Politica

F35: il Canada si ferma, l’Italia no

Oltreoceano hanno deciso di sospendere la propria partecipazione al programma del caccia JSF. L'Italia invece prepara altri 4 aerei

di Redazione

Alla fine è successo, la notizia è arrivata: per la prima volta un Paese partecipante al progetto del cacciabombardiere F-35 Joint Strike Fighter ha deciso di fermarsi, di resettare la propria partecipazione. Si tratta del Canada che, dopo diverse indiscrezioni dei giorni scorsi, ha ufficialmente deciso di fermarsi per valutare costi ed implicazioni della scelta. In una dichiarazione resa ai media dal ministro della Difesa Peter MacKay si è sottolineato come il progetto non sia ancora definitivamente accantonato ma che il governo «non deciderà quale aereo da guerra comprare fino al definitivo completamento di tutti i complessi passi di valutazione» che una scelta del genere deve comportare.

La dimostrazione pratica che un passo indietro è possibile. Per l'altro la decisione maturata dal Paese della foglia d'acero non deriva solo da passaggi tecnici, quanto soprattutto da un grosso dibattito a livello di opinione pubblica e da un alto confronto politico-istituzionale. Quello stesso dibattito che in Italia non sembra invece trovare né spazio né ascolto.

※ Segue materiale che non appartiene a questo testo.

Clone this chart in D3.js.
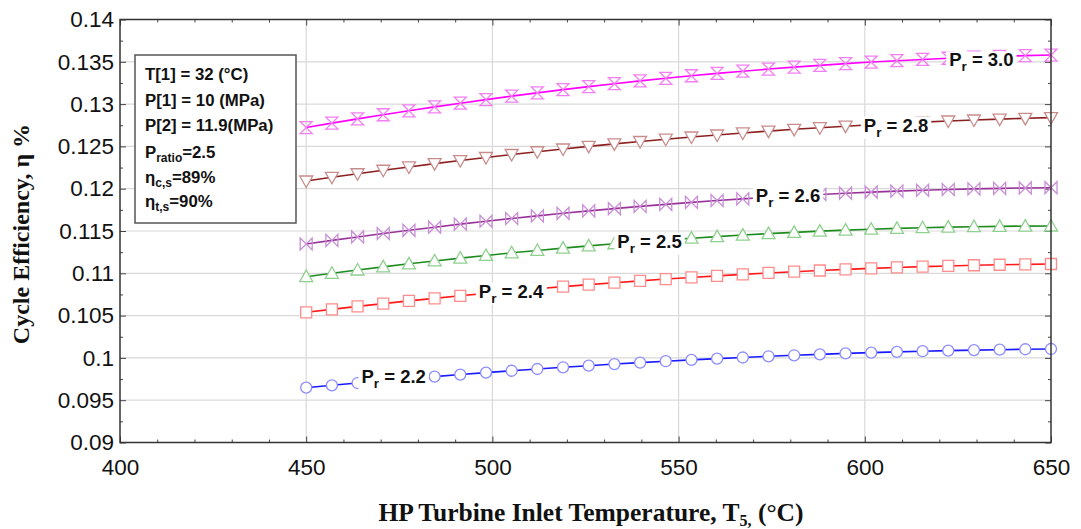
<!DOCTYPE html>
<html>
<head>
<meta charset="utf-8">
<script src="https://cdn.jsdelivr.net/npm/d3@7"></script>
<style>
  html, body { margin: 0; padding: 0; background: #fff; }
  svg { display: block; }
</style>
</head>
<body>
<svg id="chart" width="1081" height="529"></svg>
<script>
// HP turbine inlet temperature (°C), 30 parametric runs
const temps = [450, 456.90, 463.79, 470.69, 477.59, 484.48, 491.38, 498.28, 505.17, 512.07,
  518.97, 525.86, 532.76, 539.66, 546.55, 553.45, 560.34, 567.24, 574.14, 581.03,
  587.93, 594.83, 601.72, 608.62, 615.52, 622.41, 629.31, 636.21, 643.10, 650];

// Cycle efficiency for each pressure ratio
const eta30 = [0.12723, 0.12775, 0.12825, 0.12874, 0.12921, 0.12967, 0.13011, 0.13053, 0.13094, 0.13133,
  0.13171, 0.13207, 0.13241, 0.13274, 0.13305, 0.13335, 0.13363, 0.13389, 0.13414, 0.13437,
  0.13458, 0.13478, 0.13497, 0.13513, 0.13528, 0.13542, 0.13554, 0.13564, 0.13573, 0.13580];
const eta28 = [0.12091, 0.12135, 0.12177, 0.12218, 0.12257, 0.12296, 0.12333, 0.12369, 0.12404, 0.12437,
  0.12469, 0.12500, 0.12530, 0.12558, 0.12585, 0.12611, 0.12635, 0.12659, 0.12681, 0.12702,
  0.12721, 0.12739, 0.12756, 0.12772, 0.12787, 0.12800, 0.12812, 0.12822, 0.12832, 0.12840];
const eta26 = [0.11346, 0.11389, 0.11430, 0.11470, 0.11508, 0.11545, 0.11581, 0.11615, 0.11648, 0.11679,
  0.11709, 0.11738, 0.11765, 0.11791, 0.11815, 0.11838, 0.11860, 0.11880, 0.11899, 0.11916,
  0.11932, 0.11947, 0.11960, 0.11971, 0.11982, 0.11991, 0.11998, 0.12004, 0.12009, 0.12012];
const eta25 = [0.10960, 0.11000, 0.11039, 0.11076, 0.11112, 0.11146, 0.11179, 0.11211, 0.11242, 0.11270,
  0.11298, 0.11324, 0.11349, 0.11372, 0.11395, 0.11415, 0.11434, 0.11452, 0.11469, 0.11484,
  0.11498, 0.11510, 0.11521, 0.11531, 0.11539, 0.11546, 0.11551, 0.11555, 0.11558, 0.11559];
const eta24 = [0.10539, 0.10574, 0.10609, 0.10642, 0.10674, 0.10704, 0.10734, 0.10763, 0.10790, 0.10817,
  0.10842, 0.10866, 0.10889, 0.10911, 0.10932, 0.10951, 0.10970, 0.10987, 0.11004, 0.11019,
  0.11033, 0.11046, 0.11058, 0.11069, 0.11079, 0.11087, 0.11095, 0.11101, 0.11106, 0.11110];
const eta22 = [0.09648, 0.09676, 0.09703, 0.09730, 0.09755, 0.09779, 0.09803, 0.09826, 0.09848, 0.09869,
  0.09889, 0.09908, 0.09927, 0.09944, 0.09961, 0.09977, 0.09991, 0.10005, 0.10019, 0.10031,
  0.10042, 0.10053, 0.10062, 0.10071, 0.10079, 0.10086, 0.10092, 0.10097, 0.10102, 0.10105];

const ratios = ["3.0", "2.8", "2.6", "2.5", "2.4", "2.2"];

// Axis ticks
const xTickLabels = [400, 450, 500, 550, 600, 650];
const yTickLabels = [0.09, 0.095, 0.1, 0.105, 0.11, 0.115, 0.12, 0.125, 0.13, 0.135, 0.14];

// Fixed parameters shown in the info box
const infoLines = [
  { main: "T[1] = 32 (°C)" },
  { main: "P[1] = 10 (MPa)" },
  { main: "P[2] = 11.9(MPa)" },
  { main: "P", sub: "ratio", rest: "=2.5" },
  { main: "η", sub: "c,s", rest: "=89%" },
  { main: "η", sub: "t,s", rest: "=90%" }
];

// ---- styling / layout ----
const series = [
  { ratio: ratios[0], values: eta30, line: "#ff00ff", mark: "#f27ff2", shape: "hourglass", labelT: 631.3, dy: 9.5 },
  { ratio: ratios[1], values: eta28, line: "#8c1f1f", mark: "#c98c8c", shape: "triDown",  labelT: 608.4, dy: 8.3 },
  { ratio: ratios[2], values: eta26, line: "#993399", mark: "#c88fd6", shape: "bowtie",   labelT: 579.4, dy: 5.8 },
  { ratio: ratios[3], values: eta25, line: "#1f8c1f", mark: "#8fd08f", shape: "triUp",    labelT: 542.2, dy: 6.6 },
  { ratio: ratios[4], values: eta24, line: "#ff1a1a", mark: "#ff8c8c", shape: "square",   labelT: 505.0, dy: 6.4 },
  { ratio: ratios[5], values: eta22, line: "#1a1aff", mark: "#8c8cff", shape: "circle",   labelT: 473.5, dy: 3.0 }
];

const L = 120, R = 1051, T = 19.5, B = 442.5;
const svg = d3.select("#chart");
const x = d3.scaleLinear().domain([400, 650]).range([L, R]);
const y = d3.scaleLinear().domain([0.09, 0.14]).range([B, T]);

const sans = "'Liberation Sans', Arial, sans-serif";
const serif = "'Liberation Serif', 'Times New Roman', serif";

// grid
const grid = svg.append("g").attr("stroke", "#d9d9d9").attr("stroke-width", 1.2);
grid.selectAll("line.gx").data(xTickLabels.slice(1, -1)).join("line")
  .attr("x1", d => x(d)).attr("x2", d => x(d)).attr("y1", T).attr("y2", B);
grid.selectAll("line.gy").data(yTickLabels.slice(1, -1)).join("line")
  .attr("x1", L).attr("x2", R).attr("y1", d => y(d)).attr("y2", d => y(d));

// axes: ticks point inward
const xMinor = d3.range(410, 650, 10).filter(v => v % 50 !== 0);
const yMinor = d3.range(0, 20).map(i => 0.09 + 0.0025 + i * 0.0025).filter((v, i) => i % 2 === 0);

function styleAxis(g) {
  g.select(".domain").remove();
  g.selectAll(".tick line").attr("stroke", "#444");
}
svg.append("g").attr("transform", `translate(0,${B})`)
  .call(d3.axisBottom(x).tickValues(xTickLabels).tickSize(-6).tickPadding(17).tickFormat(d3.format("d")))
  .call(styleAxis)
  .selectAll("text").attr("font-family", sans).attr("font-size", 22.5).attr("fill", "#111");
svg.append("g").attr("transform", `translate(0,${B})`)
  .call(d3.axisBottom(x).tickValues(xMinor).tickSize(-3).tickFormat("")).call(styleAxis);
svg.append("g").attr("transform", `translate(0,${T})`)
  .call(d3.axisTop(x).tickValues(xTickLabels).tickSize(-6).tickFormat("")).call(styleAxis);
svg.append("g").attr("transform", `translate(0,${T})`)
  .call(d3.axisTop(x).tickValues(xMinor).tickSize(-3).tickFormat("")).call(styleAxis);

svg.append("g").attr("transform", `translate(${L},0)`)
  .call(d3.axisLeft(y).tickValues(yTickLabels).tickSize(-6).tickPadding(6).tickFormat(d => String(d)))
  .call(styleAxis)
  .selectAll("text").attr("font-family", sans).attr("font-size", 22.5).attr("fill", "#111");
svg.append("g").attr("transform", `translate(${L},0)`)
  .call(d3.axisLeft(y).tickValues(yMinor).tickSize(-3).tickFormat("")).call(styleAxis);
svg.append("g").attr("transform", `translate(${R},0)`)
  .call(d3.axisRight(y).tickValues(yTickLabels).tickSize(-6).tickFormat("")).call(styleAxis);
svg.append("g").attr("transform", `translate(${R},0)`)
  .call(d3.axisRight(y).tickValues(yMinor).tickSize(-3).tickFormat("")).call(styleAxis);

// markers
const markerPath = {
  circle: "M5.5,0A5.5,5.5 0 1,1 -5.5,0A5.5,5.5 0 1,1 5.5,0Z",
  square: "M-5.5,-5.5H5.5V5.5H-5.5Z",
  triUp: "M0,-6.5L6.5,5L-6.5,5Z",
  triDown: "M0,6.5L6.5,-5L-6.5,-5Z",
  hourglass: "M-6,-6H6L-6,6H6Z",
  bowtie: "M-6,-6V6L6,-6V6Z"
};

const lineGen = d3.line().x((d, i) => x(temps[i])).y(d => y(d));
series.forEach(s => {
  const g = svg.append("g");
  g.append("path").datum(s.values).attr("d", lineGen)
    .attr("fill", "none").attr("stroke", s.line).attr("stroke-width", 1.6);
  g.selectAll("path.m").data(s.values).join("path")
    .attr("class", "m")
    .attr("transform", (d, i) => `translate(${x(temps[i])},${y(d)})`)
    .attr("d", markerPath[s.shape])
    .attr("fill", s.shape === "hourglass" || s.shape === "bowtie" ? "none" : "#fff")
    .attr("stroke", s.mark).attr("stroke-width", 1.3);
});

// in-line series labels with a white backing that breaks the curve
const bisect = d3.bisector(d => d).left;
function valueAt(s, t) {
  const i = Math.min(Math.max(bisect(temps, t), 1), temps.length - 1);
  const f = (t - temps[i - 1]) / (temps[i] - temps[i - 1]);
  return s.values[i - 1] + f * (s.values[i] - s.values[i - 1]);
}
series.forEach(s => {
  const cx = x(s.labelT);
  const by = y(valueAt(s, s.labelT)) + s.dy;
  const g = svg.append("g");
  const rect = g.append("rect").attr("fill", "#fff");
  const t = g.append("text").attr("x", cx).attr("y", by).attr("text-anchor", "middle")
    .attr("font-family", sans).attr("font-weight", "bold").attr("font-size", 18.5).attr("fill", "#111");
  t.append("tspan").text("P");
  t.append("tspan").attr("font-size", 13.5).attr("dy", 5).text("r");
  t.append("tspan").attr("dy", -5).text(" = " + s.ratio);
  const bb = t.node().getBBox();
  rect.attr("x", bb.x - 3).attr("y", by - 15).attr("width", bb.width + 6).attr("height", 22);
});

// frame
svg.append("rect").attr("x", L).attr("y", T).attr("width", R - L).attr("height", B - T)
  .attr("fill", "none").attr("stroke", "#333").attr("stroke-width", 1.5);

// info box
svg.append("rect").attr("x", 135).attr("y", 55).attr("width", 161).attr("height", 168)
  .attr("fill", "#fff").attr("stroke", "#555").attr("stroke-width", 1.5);
const baselines = [80, 105.5, 130.5, 157.5, 182.5, 207];
infoLines.forEach((ln, i) => {
  const t = svg.append("text").attr("x", 145).attr("y", baselines[i])
    .attr("font-family", sans).attr("font-weight", "bold").attr("font-size", 16.8).attr("fill", "#111");
  t.append("tspan").text(ln.main);
  if (ln.sub) {
    t.append("tspan").attr("font-size", 12).attr("dy", 4).text(ln.sub);
    t.append("tspan").attr("dy", -4).text(ln.rest);
  }
});

// axis titles
svg.append("text").attr("transform", "translate(29,234) rotate(-90)")
  .attr("text-anchor", "middle").attr("font-family", serif).attr("font-weight", "bold")
  .attr("font-size", 24).attr("fill", "#111").text("Cycle Efficiency, η %");

const xt = svg.append("text").attr("x", 591).attr("y", 521).attr("text-anchor", "middle")
  .attr("font-family", serif).attr("font-weight", "bold").attr("font-size", 25.5).attr("fill", "#111");
xt.append("tspan").text("HP Turbine Inlet Temperature, T");
xt.append("tspan").attr("font-size", 16).attr("dy", 5).text("5,");
xt.append("tspan").attr("dy", -5).text(" (°C)");
</script>
</body>
</html>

Non solo. Due giorni fa è diventata legge la riforma militare che autorizza le Forze armate a riorganizzarsi in proprio in 12 anni con una delega per ora in bianco. L'esercito potrà rivedere il modello organizzativo e le infrastrutture e chiedere il pagamento delle attività di protezione civile. Ma introduce anche il principio dell'invarianza della spesa: i risparmi (taglierà posti di lavoro) resteranno alla Difesa con una «flessibilità gestionale» che l'autorizza a spendere come vuole. Si prevede in armamenti. A tutto questo si aggiunge anche un miliardo in più in finanziaria a disposizione del ministro della Difesa Giampaolo Di Paola.